I often speak and write about the family of an arts organization. I am convinced that those organizations that do a better job of building an engaged, happy group of donors, board members, audience members and volunteers -- the external family members -- are far more likely to generate the funds they need to continue to create important artistic and educational programs.
Typically, I separate this set of family members because they give their time and money to the organization. While one certainly hopes they get something back for their generosity (and I believe they will not stay active as family members if they do not receive, at least, some psychic reward) they are generous of their own accord, with no obligation to engage with the organization.
Over time, I am becoming more cognizant that the other kind of family -- the artists and the staff of the organization who form the internal family -- are motivated in large measure by similar factors as the external family of donors, audience members, etc. and have a strong influence on them. When the organization consistently produces important, vibrant art and does strong institutional and programmatic marketing, artists and staff members become more engaged and happier to participate in the activities of the organization.
And when artists and staff are happier and more engaged, they work harder and far more effectively to build relationships with donors, audience members and others outside the organization who have the power to help it grow and develop. Artists can be our most effective fundraisers if they are happy; conversely, when they are angry or frustrated they can communicate these feelings to our supporters, often our most loyal donors who can easily become disenchanted.

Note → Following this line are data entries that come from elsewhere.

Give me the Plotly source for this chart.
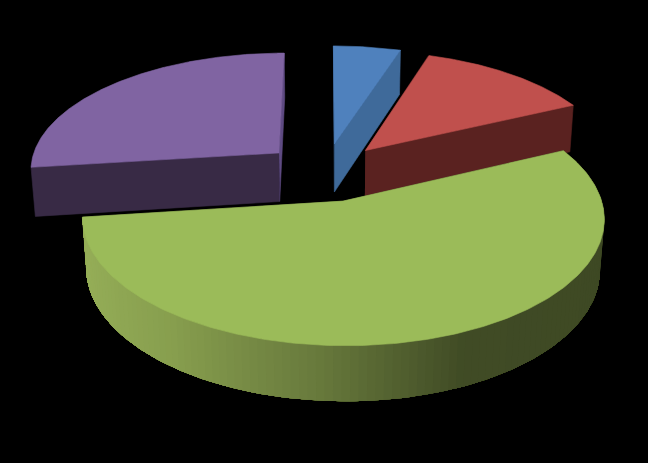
import numpy as np
import plotly.graph_objects as go

categories = ["Blue", "Red", "Green", "Purple"]
values = [5, 13, 55, 27]
top_colors = ["#4f81bd", "#c0504d", "#9bbb59", "#8064a2"]
end_cut_colors = ["#3f6a9a", "#5a2220", "#3f4a24", "#5e4a82"]
start_cut_colors = ["#3f6a9a", "#5a2220", "#3f4a24", "#382a45"]

CX, CY, RX, RY, K, KZ, H, EXPLODE = 325, 172, 250.5, 117.5, 0.13, 0.015, 50, 0.25


def project(X, Y, Z=0.0):
    X = np.asarray(X, dtype=float)
    Y = np.asarray(Y, dtype=float)
    w = 1 + K * Y + KZ * Z
    return CX + RX * X / w, CY + (H * Z - RY * Y) / w


def lerp_color(t, stops):
    xs = [s[0] for s in stops]
    rgb = [np.interp(t, xs, [s[1][i] for s in stops]) for i in range(3)]
    return "rgb(%d,%d,%d)" % tuple(int(round(c)) for c in rgb)


side_stops = [(-1.0, (150, 175, 88)), (-0.6, (135, 158, 78)), (-0.1, (104, 122, 60)),
              (0.4, (64, 75, 37)), (1.0, (62, 73, 36))]

fig = go.Figure()


def poly(xs, ys, color, name, lw=0.6):
    fig.add_trace(go.Scatter(x=list(xs), y=list(ys), mode="lines", fill="toself", fillcolor=color,
                             line=dict(color=color, width=lw), name=name, hoverinfo="name",
                             showlegend=False))


fractions = np.array(values, dtype=float) / sum(values)
ends = np.cumsum(fractions) * 2 * np.pi
starts = ends - fractions * 2 * np.pi

# draw back slices first, the big front slice on top
for i in [3, 0, 1, 2]:
    a0, a1 = starts[i], ends[i]
    mid = (a0 + a1) / 2
    ox, oy = EXPLODE * np.sin(mid), EXPLODE * np.cos(mid)
    th = np.linspace(a0, a1, 240)
    rimX, rimY = ox + np.sin(th), oy + np.cos(th)

    # start and end cut faces
    for a, col in ((a0, start_cut_colors[i]), (a1, end_cut_colors[i])):
        ex, ey = ox + np.sin(a), oy + np.cos(a)
        x0, y0 = project([ox, ex], [oy, ey], 0)
        x1, y1 = project([ex, ox], [ey, oy], 1)
        poly(np.r_[x0, x1], np.r_[y0, y1], col, categories[i])

    # curved outer wall: each colour band runs on to the far end of the arc,
    # and the next band paints over it, so no seams show between bands
    if categories[i] == "Green":
        step = 2
        for j in range(0, len(th) - 1, step):
            xa, ya = project(rimX[j:], rimY[j:], 0)
            xb, yb = project(rimX[j:][::-1], rimY[j:][::-1], 1)
            col = lerp_color(np.sin(th[min(j + step // 2, len(th) - 1)]), side_stops)
            poly(np.r_[xa, xb], np.r_[ya, yb], col, categories[i], lw=0)

    # top face
    xt, yt = project(np.r_[ox, rimX, ox], np.r_[oy, rimY, oy], 0)
    poly(xt, yt, top_colors[i], categories[i])

fig.update_layout(
    width=648, height=463, margin=dict(l=0, r=0, t=0, b=0),
    paper_bgcolor="black", plot_bgcolor="black", showlegend=False,
    xaxis=dict(range=[0, 648], visible=False, fixedrange=True),
    yaxis=dict(range=[463, 0], visible=False, fixedrange=True),
)
fig.write_html("out.html", config={"displayModeBar": False},
               post_script="document.body.style.margin='0';document.body.style.background='black';")
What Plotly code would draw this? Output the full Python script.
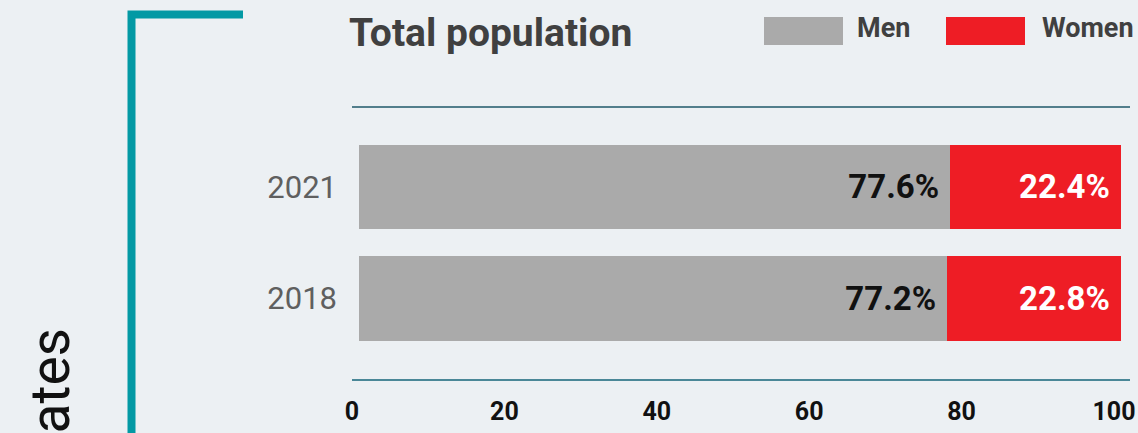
import plotly.graph_objects as go

# ---- data ----
years = ["2018", "2021"]
men = [77.2, 77.6]
women = [22.8, 22.4]
x_ticks = [0, 20, 40, 60, 80, 100]
title_text = "Total population"
side_text = "ates"

W, H = 1138, 433
L, R, T, B = 352, 8, 107, 53
PW, PH = W - L - R, H - T - B

def xp(px):
    return (px - L) / PW

def yp(py):
    return (H - B - py) / PH

BG = "#ecf0f3"
GREY = "#aaaaaa"
RED = "#ee1d25"
TEAL = "#0399a4"
NBSP = "\u00a0"

fig = go.Figure()
fig.add_trace(go.Bar(
    y=years, x=men, orientation="h", name="Men",
    marker=dict(color=GREY, line=dict(width=0)),
    texttemplate="%{x:.1f}%" + NBSP, textposition="inside", insidetextanchor="end",
    textangle=0,
    insidetextfont=dict(family="Roboto", size=33, color="#111111", weight="bold"),
    hoverinfo="skip",
))
fig.add_trace(go.Bar(
    y=years, x=women, orientation="h", name="Women",
    marker=dict(color=RED, line=dict(width=0)),
    texttemplate="%{x:.1f}%" + NBSP, textposition="inside", insidetextanchor="end",
    textangle=0,
    insidetextfont=dict(family="Roboto", size=33, color="#ffffff", weight="bold"),
    hoverinfo="skip",
))

shapes = [
    dict(type="line", xref="paper", yref="paper", x0=0, x1=1, y0=1, y1=1,
         line=dict(color="#1f5868", width=1.5)),
    dict(type="line", xref="paper", yref="paper", x0=0, x1=1, y0=0, y1=0,
         line=dict(color="#4a8797", width=2)),
    dict(type="path", xref="paper", yref="paper",
         path=f"M {xp(131.5)},{yp(440)} L {xp(131.5)},{yp(14.5)} L {xp(243)},{yp(14.5)}",
         line=dict(color=TEAL, width=8)),
    dict(type="rect", xref="paper", yref="paper", x0=xp(764), x1=xp(843), y0=yp(45), y1=yp(17),
         fillcolor=GREY, line=dict(width=0)),
    dict(type="rect", xref="paper", yref="paper", x0=xp(946), x1=xp(1025), y0=yp(45), y1=yp(17),
         fillcolor=RED, line=dict(width=0)),
]

annotations = [
    dict(text=title_text, xref="paper", yref="paper", x=xp(347), y=yp(32.5),
         xanchor="left", yanchor="middle", showarrow=False,
         font=dict(family="Roboto", size=39, color="#404040", weight="bold")),
    dict(text="Men", xref="paper", yref="paper", x=xp(855), y=yp(28.5),
         xanchor="left", yanchor="middle", showarrow=False,
         font=dict(family="Roboto", size=27, color="#404040", weight="bold")),
    dict(text="Women", xref="paper", yref="paper", x=xp(1040), y=yp(28.5),
         xanchor="left", yanchor="middle", showarrow=False,
         font=dict(family="Roboto", size=27, color="#404040", weight="bold")),
    dict(text=side_text, xref="paper", yref="paper", x=xp(49), y=yp(436),
         xanchor="center", yanchor="bottom", textangle=-90, showarrow=False,
         font=dict(family="Roboto", size=55, color="#111111")),
]

fig.update_layout(
    width=W, height=H,
    margin=dict(l=L, r=R, t=T, b=B, pad=0, autoexpand=False),
    paper_bgcolor=BG, plot_bgcolor=BG,
    barmode="stack", bargap=0.241,
    showlegend=False,
    shapes=shapes, annotations=annotations,
    xaxis=dict(
        range=[-7 / 7.62, (1130 - 359) / 7.62],
        tickvals=x_ticks, ticktext=[str(v) for v in x_ticks],
        showgrid=False, zeroline=False, showline=False, ticks="",
        ticklabelshift=-7, ticklabelstandoff=14, automargin=False,
        tickfont=dict(family="Roboto", size=25, color="#111111", weight="bold"),
        fixedrange=True,
    ),
    yaxis=dict(
        type="category", categoryorder="array", categoryarray=years,
        range=[-0.731, 1.717],
        showgrid=False, zeroline=False, showline=False, ticks="",
        ticklabelstandoff=14, automargin=False,
        tickfont=dict(family="Roboto", size=31, color="#5f5f5f"),
        fixedrange=True,
    ),
)

fig.write_html("out.html", config={"displayModeBar": False})
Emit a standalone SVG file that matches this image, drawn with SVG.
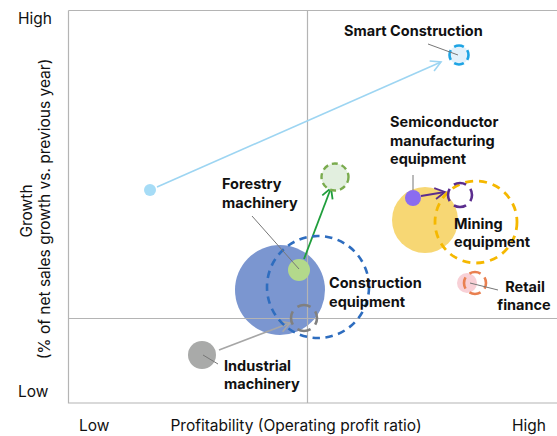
<svg xmlns="http://www.w3.org/2000/svg" width="557" height="436" viewBox="0 0 557 436">
<style>
text{font-family:Inter,"Liberation Sans",Arial,sans-serif;fill:#111;}
.ax{font-size:15.5px;}
.lbl{font-size:14.5px;font-weight:700;}
.grid{stroke:#b4b4b4;stroke-width:1.2;fill:none;}
.lead{stroke:#777;stroke-width:1;fill:none;}
.d4{stroke-dasharray:17 8;stroke-dashoffset:8.5;}
</style>
<defs>
<marker id="mBlue" markerUnits="userSpaceOnUse" markerWidth="14" markerHeight="14" refX="11" refY="6" orient="auto" viewBox="0 0 14 12"><path d="M1,0.5 L11,6 L1,11.5" fill="none" stroke="#9dd5f2" stroke-width="1.6"/></marker>
<marker id="mGreen" markerUnits="userSpaceOnUse" markerWidth="14" markerHeight="14" refX="11" refY="6" orient="auto" viewBox="0 0 14 12"><path d="M1,0.5 L11,6 L1,11.5" fill="none" stroke="#1f9e3c" stroke-width="1.8"/></marker>
<marker id="mPurple" markerUnits="userSpaceOnUse" markerWidth="14" markerHeight="14" refX="11" refY="6" orient="auto" viewBox="0 0 14 12"><path d="M1,0.5 L11,6 L1,11.5" fill="none" stroke="#5b2d8e" stroke-width="1.8"/></marker>
<marker id="mGray" markerUnits="userSpaceOnUse" markerWidth="14" markerHeight="14" refX="11" refY="6" orient="auto" viewBox="0 0 14 12"><path d="M1,0.5 L11,6 L1,11.5" fill="none" stroke="#a6a6a6" stroke-width="1.6"/></marker>
</defs>
<rect width="557" height="436" fill="#fff"/>
<g id="axes">
<path class="grid" d="M68.5,10.5 H557 M68.5,10.5 V403 H557"/>
<text class="ax" x="18" y="24">High</text>
<text class="ax" x="18" y="397">Low</text>
<text class="ax" x="79" y="431">Low</text>
<text class="ax" x="296" y="431" text-anchor="middle">Profitability (Operating profit ratio)</text>
<text class="ax" x="512" y="431">High</text>
<text class="ax" transform="translate(32,211) rotate(-90)" text-anchor="middle">Growth</text>
<text class="ax" transform="translate(50,209) rotate(-90)" text-anchor="middle">(% of net sales growth vs. previous year)</text>
</g>
<g id="construction-equipment">
<circle cx="280" cy="290" r="45" fill="#7b96d0"/>
</g>
<g id="mining-equipment">
<circle cx="425" cy="220" r="33" fill="#f7d774"/>
</g>
<g id="gridlines">
<path class="grid" d="M307.5,10.5 V403 M68.5,318.5 H557"/>
</g>
<g id="connectors">
<line x1="157" y1="187" x2="441" y2="62" stroke="#9dd5f2" stroke-width="1.6" marker-end="url(#mBlue)"/>
<line x1="304" y1="259" x2="331" y2="188" stroke="#1f9e3c" stroke-width="1.8" marker-end="url(#mGreen)"/>
<line x1="421" y1="196" x2="445" y2="192" stroke="#5b2d8e" stroke-width="1.8" marker-end="url(#mPurple)"/>
<line x1="219" y1="350" x2="290" y2="323" stroke="#a6a6a6" stroke-width="1.6" marker-end="url(#mGray)"/>
</g>
<g id="construction-equipment-target">
<circle cx="318" cy="287" r="51" fill="none" stroke="#2e6dbf" stroke-width="2.6" stroke-dasharray="7.5 5.5"/>
<text class="lbl" x="329" y="288">Construction</text>
<text class="lbl" x="329" y="307">equipment</text>
</g>
<g id="mining-equipment-target">
<circle cx="476" cy="222" r="41" fill="none" stroke="#f5b800" stroke-width="2.8" stroke-dasharray="8 6"/>
<text class="lbl" x="454" y="229">Mining</text>
<text class="lbl" x="454" y="247">equipment</text>
</g>
<g id="smart-construction">
<circle cx="150" cy="190" r="6" fill="#a6dcf6"/>
<circle cx="459" cy="55" r="9.5" fill="#e2f1fb" stroke="#1ea4e4" stroke-width="2.6" pathLength="100" class="d4"/>
<line class="lead" x1="428" y1="44" x2="458" y2="55"/>
<text class="lbl" x="344" y="36">Smart Construction</text>
</g>
<g id="semiconductor">
<circle cx="413" cy="198" r="8" fill="#8b6cf0"/>
<circle cx="460" cy="195" r="12" fill="none" stroke="#5b2d8e" stroke-width="2.6" pathLength="100" class="d4"/>
<line class="lead" x1="413" y1="175" x2="413" y2="190"/>
<text class="lbl" x="390" y="127">Semiconductor</text>
<text class="lbl" x="390" y="146">manufacturing</text>
<text class="lbl" x="390" y="164">equipment</text>
</g>
<g id="forestry-machinery">
<circle cx="299" cy="270" r="11" fill="#b3d98b"/>
<circle cx="335" cy="177" r="13.5" fill="#e2efdf" stroke="#7aab4e" stroke-width="2.4" stroke-dasharray="6 4"/>
<line class="lead" x1="252" y1="216" x2="299" y2="269"/>
<text class="lbl" x="222" y="189">Forestry</text>
<text class="lbl" x="222" y="208">machinery</text>
</g>
<g id="industrial-machinery">
<circle cx="202" cy="355" r="14" fill="#a9aaa9"/>
<circle cx="304" cy="318" r="13" fill="none" stroke="#808080" stroke-width="2.6" pathLength="100" class="d4"/>
<line class="lead" x1="203" y1="355" x2="218" y2="364"/>
<text class="lbl" x="224" y="371">Industrial</text>
<text class="lbl" x="224" y="389">machinery</text>
</g>
<g id="retail-finance">
<circle cx="467" cy="283" r="10" fill="#f8d0d6"/>
<circle cx="475" cy="283" r="11" fill="none" stroke="#e98050" stroke-width="2.6" pathLength="100" class="d4"/>
<line class="lead" x1="470" y1="283" x2="498" y2="290"/>
<text class="lbl" x="525" y="292" text-anchor="middle">Retail</text>
<text class="lbl" x="524" y="310" text-anchor="middle">finance</text>
</g>
</svg>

I have seen the power of happy staff and artists displayed most potently when troubled arts organizations get healthy. When they are sick, and when the staff and artists are unhappy and frustrated, they can and often do more public relations damage than a vicious article in the press. They discuss the dysfunction in the organization, complain about poor decision-making and express severe pessimism about the future of the institution. This can only help to dissuade donors from participating. When the organization begins to regain its health, however, and the artists and staff are excited about future programming, pleased with aggressive marketing efforts and optimistic about the health of the institution, they become important advocates for the organization, encouraging donors and audience members to become involved.
This is one of the reasons that labor strife is so damaging to arts organizations and must be avoided whenever possible. Unhappy employees almost always lead to an unhappy family. And it is too easy for members of our external family to depart for happier organizations where they will be embraced by artists, staff and other donors and audience members who are happy to share the excitement of their organization. Long after the labor problem is solved, the impact can be felt.